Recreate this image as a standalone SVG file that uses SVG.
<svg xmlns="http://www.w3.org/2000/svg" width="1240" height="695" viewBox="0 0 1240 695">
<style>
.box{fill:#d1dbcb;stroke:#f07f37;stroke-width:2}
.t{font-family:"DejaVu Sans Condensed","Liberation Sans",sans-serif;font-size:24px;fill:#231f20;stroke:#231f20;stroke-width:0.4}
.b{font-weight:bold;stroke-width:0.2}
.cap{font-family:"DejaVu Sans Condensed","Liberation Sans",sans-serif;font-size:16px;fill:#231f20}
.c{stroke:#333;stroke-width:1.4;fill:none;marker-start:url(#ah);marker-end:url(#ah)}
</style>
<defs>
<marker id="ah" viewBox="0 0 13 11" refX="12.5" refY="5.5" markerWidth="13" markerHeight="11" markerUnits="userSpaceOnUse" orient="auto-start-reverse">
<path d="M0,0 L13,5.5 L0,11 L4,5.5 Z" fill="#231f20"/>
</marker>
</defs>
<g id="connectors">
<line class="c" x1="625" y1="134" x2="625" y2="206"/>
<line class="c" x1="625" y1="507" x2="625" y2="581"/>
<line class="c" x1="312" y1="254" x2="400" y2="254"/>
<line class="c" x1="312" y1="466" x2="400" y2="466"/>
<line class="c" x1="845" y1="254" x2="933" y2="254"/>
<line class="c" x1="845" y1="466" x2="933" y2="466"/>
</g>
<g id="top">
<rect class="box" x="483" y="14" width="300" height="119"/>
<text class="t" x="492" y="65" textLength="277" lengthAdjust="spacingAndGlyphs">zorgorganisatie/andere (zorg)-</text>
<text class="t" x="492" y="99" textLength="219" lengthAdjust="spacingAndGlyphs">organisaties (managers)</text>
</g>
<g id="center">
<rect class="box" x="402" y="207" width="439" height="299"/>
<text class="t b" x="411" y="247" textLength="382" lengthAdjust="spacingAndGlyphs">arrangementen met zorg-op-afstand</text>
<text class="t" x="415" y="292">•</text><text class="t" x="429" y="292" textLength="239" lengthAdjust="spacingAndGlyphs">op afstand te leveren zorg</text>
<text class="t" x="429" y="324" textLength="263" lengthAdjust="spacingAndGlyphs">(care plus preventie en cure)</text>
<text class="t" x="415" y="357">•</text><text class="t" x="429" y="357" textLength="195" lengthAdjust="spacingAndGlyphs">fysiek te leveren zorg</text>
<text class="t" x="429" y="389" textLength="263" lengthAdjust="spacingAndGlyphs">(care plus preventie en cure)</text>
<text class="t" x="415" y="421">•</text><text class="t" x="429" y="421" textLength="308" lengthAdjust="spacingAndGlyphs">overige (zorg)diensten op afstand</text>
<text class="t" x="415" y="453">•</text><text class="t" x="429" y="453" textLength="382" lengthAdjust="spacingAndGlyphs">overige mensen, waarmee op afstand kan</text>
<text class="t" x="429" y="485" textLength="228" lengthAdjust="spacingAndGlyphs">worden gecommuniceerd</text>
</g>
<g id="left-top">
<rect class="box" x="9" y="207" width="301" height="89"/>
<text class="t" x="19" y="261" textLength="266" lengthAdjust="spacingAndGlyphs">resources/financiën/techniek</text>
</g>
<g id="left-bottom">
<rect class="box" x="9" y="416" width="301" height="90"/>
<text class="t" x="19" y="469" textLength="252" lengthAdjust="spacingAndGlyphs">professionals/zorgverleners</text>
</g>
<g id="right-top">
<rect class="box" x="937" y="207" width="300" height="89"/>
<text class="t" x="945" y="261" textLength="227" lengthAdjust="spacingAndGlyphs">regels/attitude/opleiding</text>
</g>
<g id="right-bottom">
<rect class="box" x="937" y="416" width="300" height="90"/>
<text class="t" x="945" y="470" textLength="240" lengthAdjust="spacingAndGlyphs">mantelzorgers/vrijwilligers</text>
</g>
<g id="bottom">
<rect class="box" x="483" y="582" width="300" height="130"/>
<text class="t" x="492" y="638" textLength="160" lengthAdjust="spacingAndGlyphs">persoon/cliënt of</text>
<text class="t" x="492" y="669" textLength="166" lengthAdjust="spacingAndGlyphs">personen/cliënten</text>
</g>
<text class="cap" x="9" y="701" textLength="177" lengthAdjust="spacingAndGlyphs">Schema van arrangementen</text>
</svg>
○ ○ ○ ○ ○ ○ ○
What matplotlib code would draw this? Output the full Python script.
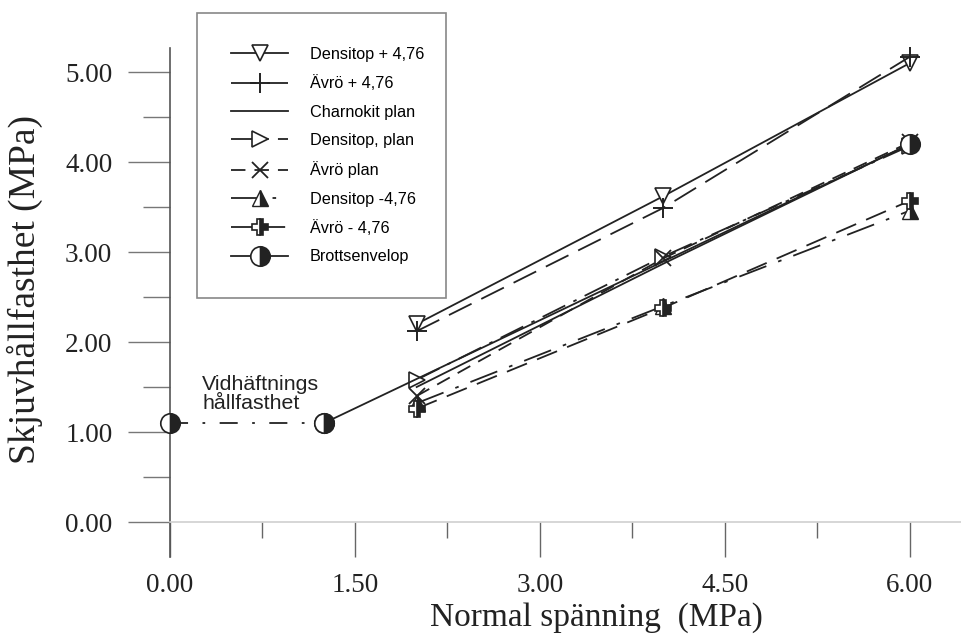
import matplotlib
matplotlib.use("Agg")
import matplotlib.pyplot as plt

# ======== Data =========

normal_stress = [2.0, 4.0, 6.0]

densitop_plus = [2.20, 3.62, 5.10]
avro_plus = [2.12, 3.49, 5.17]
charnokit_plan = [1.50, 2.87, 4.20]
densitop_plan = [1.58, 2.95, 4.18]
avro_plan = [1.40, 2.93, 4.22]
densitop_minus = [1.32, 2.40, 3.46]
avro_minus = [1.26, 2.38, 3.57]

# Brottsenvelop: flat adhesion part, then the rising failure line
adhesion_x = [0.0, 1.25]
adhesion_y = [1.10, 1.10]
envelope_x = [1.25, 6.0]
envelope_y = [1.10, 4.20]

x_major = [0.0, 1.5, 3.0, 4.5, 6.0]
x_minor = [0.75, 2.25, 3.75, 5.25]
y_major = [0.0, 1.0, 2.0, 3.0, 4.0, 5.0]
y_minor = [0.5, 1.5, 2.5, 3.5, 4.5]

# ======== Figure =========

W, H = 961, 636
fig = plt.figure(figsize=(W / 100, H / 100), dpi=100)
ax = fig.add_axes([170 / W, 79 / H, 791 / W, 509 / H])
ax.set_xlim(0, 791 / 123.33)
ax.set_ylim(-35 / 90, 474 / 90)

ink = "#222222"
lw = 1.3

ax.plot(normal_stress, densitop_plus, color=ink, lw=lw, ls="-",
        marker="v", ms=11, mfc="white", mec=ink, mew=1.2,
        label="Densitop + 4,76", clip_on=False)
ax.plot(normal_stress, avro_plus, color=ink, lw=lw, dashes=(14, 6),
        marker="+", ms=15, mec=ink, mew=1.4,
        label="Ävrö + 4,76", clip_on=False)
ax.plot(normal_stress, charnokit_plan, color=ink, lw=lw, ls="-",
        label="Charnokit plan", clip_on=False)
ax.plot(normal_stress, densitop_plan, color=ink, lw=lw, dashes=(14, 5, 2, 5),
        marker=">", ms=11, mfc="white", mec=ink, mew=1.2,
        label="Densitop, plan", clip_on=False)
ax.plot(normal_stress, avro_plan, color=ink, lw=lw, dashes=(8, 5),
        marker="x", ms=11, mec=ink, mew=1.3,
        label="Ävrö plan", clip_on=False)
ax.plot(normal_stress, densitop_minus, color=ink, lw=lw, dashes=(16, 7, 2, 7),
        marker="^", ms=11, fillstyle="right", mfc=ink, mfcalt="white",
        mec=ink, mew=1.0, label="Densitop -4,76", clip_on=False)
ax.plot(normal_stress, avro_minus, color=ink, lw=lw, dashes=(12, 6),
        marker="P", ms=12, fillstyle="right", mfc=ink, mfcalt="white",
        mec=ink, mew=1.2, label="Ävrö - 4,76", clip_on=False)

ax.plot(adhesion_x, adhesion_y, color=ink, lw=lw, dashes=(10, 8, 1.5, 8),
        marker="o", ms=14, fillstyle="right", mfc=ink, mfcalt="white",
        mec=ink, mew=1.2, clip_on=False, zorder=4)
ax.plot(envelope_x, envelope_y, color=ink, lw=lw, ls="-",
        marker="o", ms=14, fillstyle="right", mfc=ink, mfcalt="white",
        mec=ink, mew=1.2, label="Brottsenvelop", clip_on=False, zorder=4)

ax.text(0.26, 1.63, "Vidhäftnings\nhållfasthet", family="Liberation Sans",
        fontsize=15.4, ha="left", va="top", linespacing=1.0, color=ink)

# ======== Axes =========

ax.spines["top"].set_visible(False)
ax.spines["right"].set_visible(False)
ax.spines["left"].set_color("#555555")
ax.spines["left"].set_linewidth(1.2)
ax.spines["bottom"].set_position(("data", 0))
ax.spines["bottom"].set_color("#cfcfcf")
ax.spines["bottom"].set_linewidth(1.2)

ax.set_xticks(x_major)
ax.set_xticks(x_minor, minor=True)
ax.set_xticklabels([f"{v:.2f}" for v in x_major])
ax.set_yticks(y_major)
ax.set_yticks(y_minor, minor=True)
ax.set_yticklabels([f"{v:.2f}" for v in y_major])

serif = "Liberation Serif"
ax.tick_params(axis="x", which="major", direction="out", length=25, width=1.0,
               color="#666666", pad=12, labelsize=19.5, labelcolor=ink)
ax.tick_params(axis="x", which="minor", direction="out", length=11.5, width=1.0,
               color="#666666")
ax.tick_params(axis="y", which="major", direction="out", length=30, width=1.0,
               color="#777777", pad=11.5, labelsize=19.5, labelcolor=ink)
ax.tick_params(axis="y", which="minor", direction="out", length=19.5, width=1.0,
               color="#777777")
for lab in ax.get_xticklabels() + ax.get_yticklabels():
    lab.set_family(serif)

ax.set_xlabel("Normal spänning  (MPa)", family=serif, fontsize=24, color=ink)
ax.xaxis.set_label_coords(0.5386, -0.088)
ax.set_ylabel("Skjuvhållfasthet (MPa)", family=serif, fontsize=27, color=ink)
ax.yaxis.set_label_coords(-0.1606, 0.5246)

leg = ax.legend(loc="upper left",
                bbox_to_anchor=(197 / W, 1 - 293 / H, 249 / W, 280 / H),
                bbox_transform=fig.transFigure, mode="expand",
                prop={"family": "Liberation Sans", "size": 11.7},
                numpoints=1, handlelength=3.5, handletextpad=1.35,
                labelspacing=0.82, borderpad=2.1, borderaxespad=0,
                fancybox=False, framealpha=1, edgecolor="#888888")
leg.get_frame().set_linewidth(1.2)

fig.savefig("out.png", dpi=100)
○ ○ ○ ○ ○ ○ ○
--- Exercise goal ---
Return the material from the line containing "What matplotlib code" through the line containing "# ======== Figure", exactly and in full, but without its pictures.

--- Task response ---
What matplotlib code would draw this? Output the full Python script.
import matplotlib
matplotlib.use("Agg")
import matplotlib.pyplot as plt

# ======== Data =========

normal_stress = [2.0, 4.0, 6.0]

densitop_plus = [2.20, 3.62, 5.10]
avro_plus = [2.12, 3.49, 5.17]
charnokit_plan = [1.50, 2.87, 4.20]
densitop_plan = [1.58, 2.95, 4.18]
avro_plan = [1.40, 2.93, 4.22]
densitop_minus = [1.32, 2.40, 3.46]
avro_minus = [1.26, 2.38, 3.57]

# Brottsenvelop: flat adhesion part, then the rising failure line
adhesion_x = [0.0, 1.25]
adhesion_y = [1.10, 1.10]
envelope_x = [1.25, 6.0]
envelope_y = [1.10, 4.20]

x_major = [0.0, 1.5, 3.0, 4.5, 6.0]
x_minor = [0.75, 2.25, 3.75, 5.25]
y_major = [0.0, 1.0, 2.0, 3.0, 4.0, 5.0]
y_minor = [0.5, 1.5, 2.5, 3.5, 4.5]

# ======== Figure =========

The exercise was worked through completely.